We summarize all cleaning steps and verify the final dataset quality.

In [None]:
# Final dataset summary
print('='*60)
print('DATA CLEANING SUMMARY')
print('='*60)
print(f'Original dataset size:  {original_count} documents')
print(f'Final dataset size:     {len(df_clean)} documents')
print(f'Total documents removed: {original_count - len(df_clean)}')
print(f'Retention rate: {len(df_clean)/original_count*100:.1f}%')
print()
print('=== Final Dataset Info ===')
print(f'Columns: {list(df_clean.columns)}')
print(f'\nDocument type distribution:')
print(df_clean['document_type'].value_counts())
print(f'\nMissing values:')
print(df_clean[['project_id', 'document_text', 'document_type', 'processed_text']].isnull().sum())
print(f'\nProcessed text token count statistics:')
df_clean['processed_token_count'] = df_clean['processed_text'].apply(len)
print(df_clean['processed_token_count'].describe())

In [None]:
# Visualize the processed text length distribution
fig, axes = plt.subplots(1, 2, figsize=(14, 5))
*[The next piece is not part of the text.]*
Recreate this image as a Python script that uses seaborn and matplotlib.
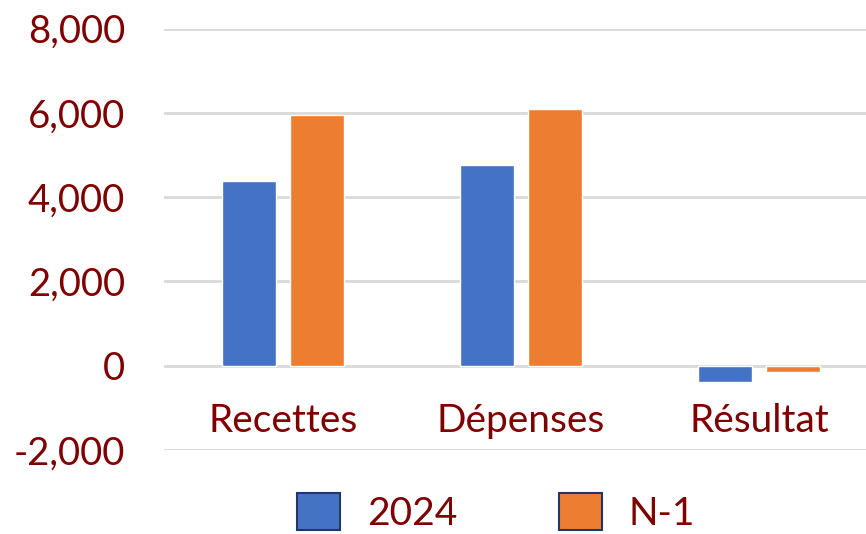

# Processed text token count distribution
axes[0].hist(df_clean['processed_token_count'], bins=50, color='#4CAF50', edgecolor='black', alpha=0.7)
axes[0].set_title('Distribution of Processed Text Length (Tokens)', fontsize=11)
axes[0].set_xlabel('Number of Tokens')
axes[0].set_ylabel('Frequency')

# Processed text token count by document type
df_clean.boxplot(column='processed_token_count', by='document_type', ax=axes[1])
axes[1].set_title('Processed Text Length by Document Type', fontsize=11)
axes[1].set_xlabel('Document Type')
axes[1].set_ylabel('Number of Tokens')
plt.sca(axes[1])
plt.title('Processed Text Length by Document Type')

plt.tight_layout()
plt.show()

In [None]:
# Display sample of the final cleaned dataset
print('=== Sample of Final Cleaned Dataset ===')
df_clean[['project_id', 'document_type', 'processed_text']].head()

## Save Data

We save the cleaned dataset for use in the next task (Topic Modelling). We save:
- The essential columns (`project_id`, `document_type`, `processed_text`) as a CSV file
- The full cleaned DataFrame as a JSON file for reference

**Rationale**: CSV format is chosen for the primary output as it is widely compatible with topic modelling libraries. The JSON file is saved as a standard JSON array (not JSON Lines) to ensure compatibility when loading with `json.load()` or `pd.read_json()`. The `processed_text` column contains both unigram and bigram tokens ready for direct use in topic modelling.

In [None]:
import json as json_lib

# Select columns to save
output_df = df_clean[['project_id', 'document_type', 'processed_text']].copy()

# Save as CSV (convert list to JSON array string for CSV compatibility)
output_csv_path = 'cleaned_data.csv'
output_df_csv = output_df.copy()
output_df_csv['processed_text'] = output_df_csv['processed_text'].apply(json_lib.dumps)
output_df_csv.to_csv(output_csv_path, index=False)
print(f'Cleaned data saved to: {output_csv_path}')
print(f'Shape: {output_df.shape}')

# Save as JSON (standard JSON array format - lists are natively supported)
output_json_path = 'cleaned_data.json'
df_clean[['project_id', 'document_type', 'document_text', 'cleaned_text', 'processed_text']].to_json(
    output_json_path, orient='records', indent=2
)
print(f'Full cleaned data saved to: {output_json_path}')

# Verify saved CSV
print('\n=== CSV Verification ===')
verify_csv = pd.read_csv(output_csv_path)
print(f'Reloaded CSV shape: {verify_csv.shape}')
print(f'Columns: {list(verify_csv.columns)}')
sample_csv = verify_csv['processed_text'].iloc[0][:200]
print(f'Sample processed_text (list format): {sample_csv}')

# Verify saved JSON loads correctly
print('\n=== JSON Verification ===')
verify_json = pd.read_json(output_json_path, orient='records')
print(f'Reloaded JSON shape: {verify_json.shape}')
print(f'Columns: {list(verify_json.columns)}')
sample_json = verify_json['processed_text'].iloc[0]
print(f'processed_text type in JSON: {type(sample_json)}')
print(f'Sample processed_text (first 10 tokens): {sample_json[:10]}')

print('\nFirst few rows of cleaned data:')
verify_csv.head()

## Submission
Export your completed work as HTML. Select **File** > **Download as** > **HTML (.html)**.